* Requirements
Print the lines of the listing below verbatim from its first line through the line bearing "Y_RANGE[1] - (Y". Any pictures are to be omitted.

[Begin]

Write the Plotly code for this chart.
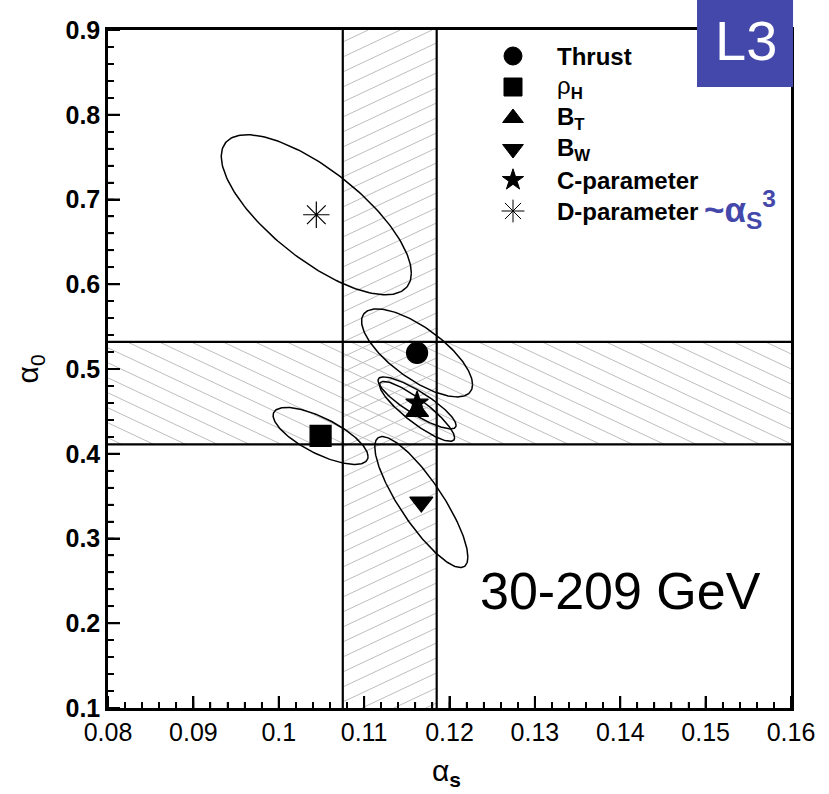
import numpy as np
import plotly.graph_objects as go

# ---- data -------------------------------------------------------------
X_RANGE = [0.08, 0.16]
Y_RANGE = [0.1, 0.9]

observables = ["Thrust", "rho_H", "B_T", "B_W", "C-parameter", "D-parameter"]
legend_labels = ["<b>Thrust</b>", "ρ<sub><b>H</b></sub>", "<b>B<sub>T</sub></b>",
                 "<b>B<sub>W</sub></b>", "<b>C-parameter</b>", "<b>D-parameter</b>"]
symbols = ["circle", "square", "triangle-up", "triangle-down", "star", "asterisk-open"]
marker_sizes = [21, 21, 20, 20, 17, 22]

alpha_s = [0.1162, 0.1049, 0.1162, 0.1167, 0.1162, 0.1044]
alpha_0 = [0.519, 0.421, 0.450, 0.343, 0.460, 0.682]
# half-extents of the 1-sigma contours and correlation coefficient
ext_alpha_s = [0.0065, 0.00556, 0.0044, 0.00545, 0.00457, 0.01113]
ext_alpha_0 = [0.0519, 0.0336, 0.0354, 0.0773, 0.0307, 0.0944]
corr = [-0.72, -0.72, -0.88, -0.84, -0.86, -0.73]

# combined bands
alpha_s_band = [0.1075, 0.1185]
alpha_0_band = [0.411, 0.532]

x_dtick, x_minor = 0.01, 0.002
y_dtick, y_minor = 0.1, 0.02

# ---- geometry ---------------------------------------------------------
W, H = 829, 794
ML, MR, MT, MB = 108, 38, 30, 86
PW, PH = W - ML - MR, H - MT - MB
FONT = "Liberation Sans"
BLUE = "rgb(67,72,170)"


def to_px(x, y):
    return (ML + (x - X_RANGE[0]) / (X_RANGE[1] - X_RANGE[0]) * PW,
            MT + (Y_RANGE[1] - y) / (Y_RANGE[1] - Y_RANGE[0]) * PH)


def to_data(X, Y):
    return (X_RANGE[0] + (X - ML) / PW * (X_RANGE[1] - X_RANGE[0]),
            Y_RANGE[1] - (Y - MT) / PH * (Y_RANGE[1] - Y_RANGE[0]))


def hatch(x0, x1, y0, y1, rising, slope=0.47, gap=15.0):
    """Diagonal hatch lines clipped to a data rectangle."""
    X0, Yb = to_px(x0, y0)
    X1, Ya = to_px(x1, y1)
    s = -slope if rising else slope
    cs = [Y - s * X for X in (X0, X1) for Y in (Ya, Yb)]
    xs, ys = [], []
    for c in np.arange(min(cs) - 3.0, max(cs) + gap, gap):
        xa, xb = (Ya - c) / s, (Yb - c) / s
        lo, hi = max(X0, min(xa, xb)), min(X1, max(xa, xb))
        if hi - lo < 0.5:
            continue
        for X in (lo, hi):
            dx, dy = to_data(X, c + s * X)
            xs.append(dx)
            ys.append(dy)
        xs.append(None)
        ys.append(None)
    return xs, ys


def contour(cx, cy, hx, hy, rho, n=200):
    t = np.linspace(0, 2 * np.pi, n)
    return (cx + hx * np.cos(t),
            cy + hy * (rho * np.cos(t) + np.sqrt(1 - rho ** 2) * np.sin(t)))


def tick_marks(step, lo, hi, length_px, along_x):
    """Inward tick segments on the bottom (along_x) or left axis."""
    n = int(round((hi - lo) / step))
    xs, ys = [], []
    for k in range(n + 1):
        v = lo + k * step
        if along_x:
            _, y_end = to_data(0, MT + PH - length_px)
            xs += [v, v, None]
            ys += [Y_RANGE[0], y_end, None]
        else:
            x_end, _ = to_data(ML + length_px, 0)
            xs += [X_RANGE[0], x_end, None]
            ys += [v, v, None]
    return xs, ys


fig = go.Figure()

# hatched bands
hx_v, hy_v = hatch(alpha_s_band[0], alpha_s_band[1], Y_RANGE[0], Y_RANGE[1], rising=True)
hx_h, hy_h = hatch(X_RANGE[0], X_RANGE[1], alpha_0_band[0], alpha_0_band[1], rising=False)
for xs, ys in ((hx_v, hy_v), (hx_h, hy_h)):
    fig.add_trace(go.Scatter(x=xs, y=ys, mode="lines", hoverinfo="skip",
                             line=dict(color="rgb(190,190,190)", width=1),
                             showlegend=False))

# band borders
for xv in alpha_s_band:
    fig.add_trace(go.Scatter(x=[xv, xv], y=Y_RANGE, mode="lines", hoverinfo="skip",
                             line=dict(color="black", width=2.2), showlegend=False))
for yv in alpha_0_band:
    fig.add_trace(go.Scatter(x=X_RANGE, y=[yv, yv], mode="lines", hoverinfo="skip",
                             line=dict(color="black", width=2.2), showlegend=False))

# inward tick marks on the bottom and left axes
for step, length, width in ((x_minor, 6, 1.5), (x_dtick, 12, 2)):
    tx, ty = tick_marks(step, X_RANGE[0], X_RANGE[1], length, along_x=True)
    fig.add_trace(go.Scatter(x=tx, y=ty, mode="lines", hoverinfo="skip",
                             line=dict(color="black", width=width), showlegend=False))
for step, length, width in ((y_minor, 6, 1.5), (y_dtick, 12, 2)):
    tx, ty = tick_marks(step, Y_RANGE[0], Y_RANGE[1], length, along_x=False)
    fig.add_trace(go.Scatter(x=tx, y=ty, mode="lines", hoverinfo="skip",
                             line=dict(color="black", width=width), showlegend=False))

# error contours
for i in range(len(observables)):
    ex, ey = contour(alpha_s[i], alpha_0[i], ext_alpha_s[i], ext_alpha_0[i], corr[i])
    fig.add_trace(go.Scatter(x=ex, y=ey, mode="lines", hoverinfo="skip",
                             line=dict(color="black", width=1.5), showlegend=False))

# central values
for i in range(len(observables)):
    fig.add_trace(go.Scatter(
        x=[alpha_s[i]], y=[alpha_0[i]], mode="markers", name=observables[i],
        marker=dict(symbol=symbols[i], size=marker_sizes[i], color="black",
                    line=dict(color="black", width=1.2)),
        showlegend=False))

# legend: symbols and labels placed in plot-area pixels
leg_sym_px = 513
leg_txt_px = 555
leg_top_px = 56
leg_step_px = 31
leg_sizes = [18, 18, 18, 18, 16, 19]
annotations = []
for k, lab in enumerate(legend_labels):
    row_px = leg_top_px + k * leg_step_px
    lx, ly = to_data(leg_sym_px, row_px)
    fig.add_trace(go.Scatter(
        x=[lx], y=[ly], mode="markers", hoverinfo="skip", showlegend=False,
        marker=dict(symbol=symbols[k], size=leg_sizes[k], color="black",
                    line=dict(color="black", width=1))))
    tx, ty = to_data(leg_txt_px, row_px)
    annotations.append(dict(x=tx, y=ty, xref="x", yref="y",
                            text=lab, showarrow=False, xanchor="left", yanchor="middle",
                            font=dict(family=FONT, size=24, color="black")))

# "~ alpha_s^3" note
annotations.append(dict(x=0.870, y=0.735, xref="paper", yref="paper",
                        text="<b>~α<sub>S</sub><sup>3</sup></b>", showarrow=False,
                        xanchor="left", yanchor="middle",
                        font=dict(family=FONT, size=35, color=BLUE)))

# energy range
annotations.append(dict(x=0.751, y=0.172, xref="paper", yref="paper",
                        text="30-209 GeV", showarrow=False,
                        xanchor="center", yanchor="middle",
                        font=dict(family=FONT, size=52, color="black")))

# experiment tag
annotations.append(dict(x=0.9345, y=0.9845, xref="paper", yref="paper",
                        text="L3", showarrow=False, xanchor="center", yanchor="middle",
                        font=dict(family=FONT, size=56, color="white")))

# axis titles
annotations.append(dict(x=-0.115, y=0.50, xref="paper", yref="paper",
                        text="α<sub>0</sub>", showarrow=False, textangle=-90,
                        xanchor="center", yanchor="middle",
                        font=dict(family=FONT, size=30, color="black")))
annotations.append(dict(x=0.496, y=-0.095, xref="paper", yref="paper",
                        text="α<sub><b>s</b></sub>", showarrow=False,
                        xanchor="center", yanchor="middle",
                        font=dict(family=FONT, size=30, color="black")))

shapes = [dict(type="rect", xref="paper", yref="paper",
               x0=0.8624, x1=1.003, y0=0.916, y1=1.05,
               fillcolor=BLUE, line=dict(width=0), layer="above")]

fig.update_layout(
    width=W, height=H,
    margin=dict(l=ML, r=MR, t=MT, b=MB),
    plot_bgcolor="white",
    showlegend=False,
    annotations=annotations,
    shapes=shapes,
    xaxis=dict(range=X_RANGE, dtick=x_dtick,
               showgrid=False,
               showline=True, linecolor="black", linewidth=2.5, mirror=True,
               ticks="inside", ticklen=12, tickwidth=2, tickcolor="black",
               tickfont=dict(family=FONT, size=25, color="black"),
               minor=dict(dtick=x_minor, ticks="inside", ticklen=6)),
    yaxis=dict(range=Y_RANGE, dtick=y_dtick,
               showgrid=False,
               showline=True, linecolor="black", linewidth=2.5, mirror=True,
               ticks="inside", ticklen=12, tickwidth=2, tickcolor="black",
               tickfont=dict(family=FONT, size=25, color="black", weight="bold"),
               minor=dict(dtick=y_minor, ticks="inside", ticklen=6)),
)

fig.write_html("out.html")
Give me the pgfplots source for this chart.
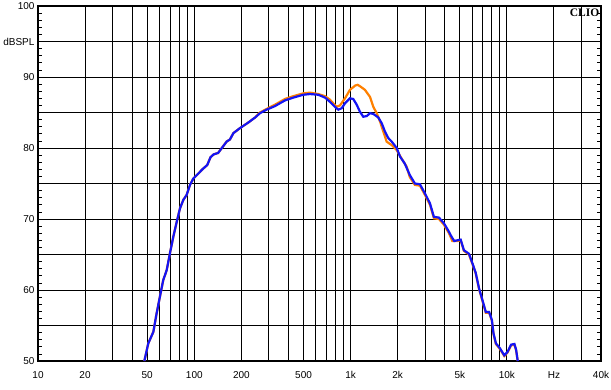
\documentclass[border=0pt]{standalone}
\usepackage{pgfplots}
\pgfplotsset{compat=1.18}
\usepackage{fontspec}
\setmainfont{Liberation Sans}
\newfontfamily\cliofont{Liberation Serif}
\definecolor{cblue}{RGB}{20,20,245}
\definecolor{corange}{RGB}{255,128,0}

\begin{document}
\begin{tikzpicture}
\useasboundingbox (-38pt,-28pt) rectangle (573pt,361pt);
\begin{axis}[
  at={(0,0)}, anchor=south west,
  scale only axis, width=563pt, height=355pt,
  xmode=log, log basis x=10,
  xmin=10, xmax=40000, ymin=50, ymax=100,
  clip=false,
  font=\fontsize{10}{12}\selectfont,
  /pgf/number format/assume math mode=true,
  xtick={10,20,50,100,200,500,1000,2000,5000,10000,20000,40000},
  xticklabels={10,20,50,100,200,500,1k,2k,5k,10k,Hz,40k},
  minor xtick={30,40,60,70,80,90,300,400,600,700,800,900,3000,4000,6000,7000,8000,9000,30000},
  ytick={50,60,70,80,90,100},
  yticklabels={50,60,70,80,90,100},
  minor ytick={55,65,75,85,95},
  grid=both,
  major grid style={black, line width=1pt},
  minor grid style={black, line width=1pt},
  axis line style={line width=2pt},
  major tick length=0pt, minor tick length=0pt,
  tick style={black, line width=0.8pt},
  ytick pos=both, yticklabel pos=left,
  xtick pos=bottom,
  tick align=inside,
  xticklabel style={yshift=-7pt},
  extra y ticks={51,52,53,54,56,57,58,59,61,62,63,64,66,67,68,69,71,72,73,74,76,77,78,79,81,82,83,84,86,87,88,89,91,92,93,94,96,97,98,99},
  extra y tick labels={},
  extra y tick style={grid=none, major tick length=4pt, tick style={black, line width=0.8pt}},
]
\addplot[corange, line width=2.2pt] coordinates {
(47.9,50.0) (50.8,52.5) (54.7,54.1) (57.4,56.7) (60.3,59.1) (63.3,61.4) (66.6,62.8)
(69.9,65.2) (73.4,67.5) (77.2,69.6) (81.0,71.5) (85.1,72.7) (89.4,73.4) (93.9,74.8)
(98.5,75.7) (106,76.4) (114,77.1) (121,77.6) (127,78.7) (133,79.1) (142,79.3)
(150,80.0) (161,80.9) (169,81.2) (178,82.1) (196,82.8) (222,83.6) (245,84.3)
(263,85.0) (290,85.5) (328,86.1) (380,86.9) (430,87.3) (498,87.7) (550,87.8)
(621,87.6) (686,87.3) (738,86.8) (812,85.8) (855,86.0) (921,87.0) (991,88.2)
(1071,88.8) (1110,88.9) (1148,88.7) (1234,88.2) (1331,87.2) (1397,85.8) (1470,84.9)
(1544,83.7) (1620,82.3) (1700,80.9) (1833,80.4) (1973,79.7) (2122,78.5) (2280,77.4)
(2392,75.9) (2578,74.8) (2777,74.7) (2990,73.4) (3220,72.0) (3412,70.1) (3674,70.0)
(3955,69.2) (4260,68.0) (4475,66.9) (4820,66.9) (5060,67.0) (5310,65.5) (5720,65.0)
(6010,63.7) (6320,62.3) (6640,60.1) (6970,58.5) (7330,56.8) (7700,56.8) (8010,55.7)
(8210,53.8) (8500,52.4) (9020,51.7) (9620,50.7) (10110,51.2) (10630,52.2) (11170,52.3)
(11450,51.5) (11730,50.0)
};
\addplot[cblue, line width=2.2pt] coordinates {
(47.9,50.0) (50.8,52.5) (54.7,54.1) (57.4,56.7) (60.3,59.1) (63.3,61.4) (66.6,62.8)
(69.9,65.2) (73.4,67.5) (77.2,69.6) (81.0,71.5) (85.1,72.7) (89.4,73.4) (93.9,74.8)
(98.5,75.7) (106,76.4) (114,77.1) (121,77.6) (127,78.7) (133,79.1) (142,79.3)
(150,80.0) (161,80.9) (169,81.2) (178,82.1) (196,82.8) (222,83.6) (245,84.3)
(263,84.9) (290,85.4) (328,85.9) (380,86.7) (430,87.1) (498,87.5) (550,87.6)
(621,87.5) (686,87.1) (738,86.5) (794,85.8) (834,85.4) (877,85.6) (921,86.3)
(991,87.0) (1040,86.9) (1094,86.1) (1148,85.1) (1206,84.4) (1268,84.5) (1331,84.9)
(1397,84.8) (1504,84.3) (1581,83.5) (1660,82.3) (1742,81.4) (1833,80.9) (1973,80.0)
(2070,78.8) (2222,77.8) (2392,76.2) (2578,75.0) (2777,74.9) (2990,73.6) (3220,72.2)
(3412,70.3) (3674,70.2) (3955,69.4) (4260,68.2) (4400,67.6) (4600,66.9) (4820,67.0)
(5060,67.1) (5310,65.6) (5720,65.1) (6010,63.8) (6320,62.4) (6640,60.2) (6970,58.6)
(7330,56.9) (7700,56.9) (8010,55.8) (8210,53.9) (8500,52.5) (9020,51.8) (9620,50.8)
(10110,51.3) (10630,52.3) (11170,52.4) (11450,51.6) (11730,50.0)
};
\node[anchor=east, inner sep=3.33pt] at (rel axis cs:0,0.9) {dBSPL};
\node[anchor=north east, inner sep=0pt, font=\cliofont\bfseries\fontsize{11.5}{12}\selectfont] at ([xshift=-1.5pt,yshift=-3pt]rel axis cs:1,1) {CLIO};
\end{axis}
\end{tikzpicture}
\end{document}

[End]

* Solution to this task
Write the Plotly code for this chart.
import numpy as np
import plotly.graph_objects as go

# ---- data -------------------------------------------------------------
X_RANGE = [0.08, 0.16]
Y_RANGE = [0.1, 0.9]

observables = ["Thrust", "rho_H", "B_T", "B_W", "C-parameter", "D-parameter"]
legend_labels = ["<b>Thrust</b>", "ρ<sub><b>H</b></sub>", "<b>B<sub>T</sub></b>",
                 "<b>B<sub>W</sub></b>", "<b>C-parameter</b>", "<b>D-parameter</b>"]
symbols = ["circle", "square", "triangle-up", "triangle-down", "star", "asterisk-open"]
marker_sizes = [21, 21, 20, 20, 17, 22]

alpha_s = [0.1162, 0.1049, 0.1162, 0.1167, 0.1162, 0.1044]
alpha_0 = [0.519, 0.421, 0.450, 0.343, 0.460, 0.682]
# half-extents of the 1-sigma contours and correlation coefficient
ext_alpha_s = [0.0065, 0.00556, 0.0044, 0.00545, 0.00457, 0.01113]
ext_alpha_0 = [0.0519, 0.0336, 0.0354, 0.0773, 0.0307, 0.0944]
corr = [-0.72, -0.72, -0.88, -0.84, -0.86, -0.73]

# combined bands
alpha_s_band = [0.1075, 0.1185]
alpha_0_band = [0.411, 0.532]

x_dtick, x_minor = 0.01, 0.002
y_dtick, y_minor = 0.1, 0.02

# ---- geometry ---------------------------------------------------------
W, H = 829, 794
ML, MR, MT, MB = 108, 38, 30, 86
PW, PH = W - ML - MR, H - MT - MB
FONT = "Liberation Sans"
BLUE = "rgb(67,72,170)"


def to_px(x, y):
    return (ML + (x - X_RANGE[0]) / (X_RANGE[1] - X_RANGE[0]) * PW,
            MT + (Y_RANGE[1] - y) / (Y_RANGE[1] - Y_RANGE[0]) * PH)


def to_data(X, Y):
    return (X_RANGE[0] + (X - ML) / PW * (X_RANGE[1] - X_RANGE[0]),
            Y_RANGE[1] - (Y - MT) / PH * (Y_RANGE[1] - Y_RANGE[0]))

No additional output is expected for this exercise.